The new minister expects an annual evaluation of the role, much like any other senior job, to be law by the middle of this year and then, sometime at the end of 2005, for a six-month assessment to be carried out on the job.
Bribery of magistrates is another common problem, leading those with money and influence to find a more favourable result in the justice system. In the past, salaries of magistrates have been raised as a disincentive to taking bribes. But a further pay hike is not among Macovei's plans for the year. “Their salaries are fine compared to their level of living,” she says. “Salaries of a judge of a supreme court are three times as much as mine. It's not the only problem with corruption. We don't pay for their honesty with money.”
A common EU criticism is that Romanian justice lacks implementation. The laws are in place, but their exercise is limited. One way of proving to the EU that the Romanian law is working is through the new Anti-Corruption and Judicial Reform strategies, which are part of the conditions for entry and have so far been completed on schedule.
With NAPO, Macovei says that there is a huge difference between the number of cases registered (entering the process and being investigated) and the number of cases with indictments (going to court). But measuring the efficacy of the prosecution is hard, as its success cannot be determined on the number of those it sends to jail.
“I don't think we can talk about a number of convictions, it depends on the type of prosecutions and on the number of complaints,” she says. “It's not like producing cars or tables or chairs.”
So the Ministry will instead focus on sectors where high-level corruption takes place, such as tax evasion and in customs and excise.
Also the EU needs to see an independent judiciary and a more random distribution of cases to magistrates. “One could not deny that, in good faith, there has not been political influence in NAPO and other prosecutors' offices in cases involving political interest,” admits Macovei. “Last week I read a complaint from a prosecutor to the superior council of magistrates. He complained about political influence. Because the chief prosecutor did not like the way he was investigating a case, the case was taken away from him and given to another prosecutor. This happens quite a lot. The law allows this.”
In 2002, public prosecutor Cristian Panait was pressured by his bosses into investigating a colleague who had prosecuted the son of a former prefect in Bihor county for petrol smuggling. There was a rumour that political interference at a high level was influencing seniors in the prosecution office to force Panait to make the investigation. Panait refused to submit to such demands and his superiors took the case away from him. Despite this, Panait wrote a non-indictment decision on his colleague and turned it into the office. His superiors then took away all his cases. This was a de facto sacking. Following this, they offered to take him to a hospital to recover. Arguably, a large conspiracy surrounded Panait to demonstrate to him that he was schizophrenic and on the verge of a nervous breakdown. On 10 April 2002, he then took his own life.

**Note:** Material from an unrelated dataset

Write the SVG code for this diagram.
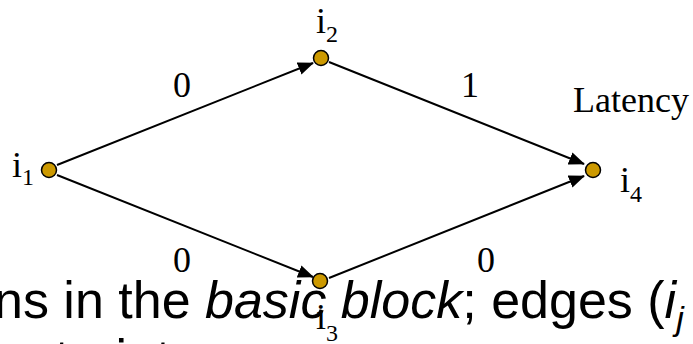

It is not within Macovei's power to reopen the case (although she had made a recommendation to the prosecution office to do so), but she does not think that such an affair is unique.
To help remedy political interference, in March 2005 there was a random distribution of cases in public prosecution, which the ministry is now monitoring. In general, Macovei says she wants to introduce more objective criteria for allocating cases, which could be an alphabetical list, with each following name taking the next case available.
Also she wants to stop the power of the NAPO Chief Prosecutor to allow switches of cases between prosecutors, with only some exceptions, and to allow these lawyers to complain against the decision of the Chief.
All these are attempts to allow the working prosecutor more autonomy, but, as every employee knows, it is hard to ask a boss to give up even a tiny amount of power.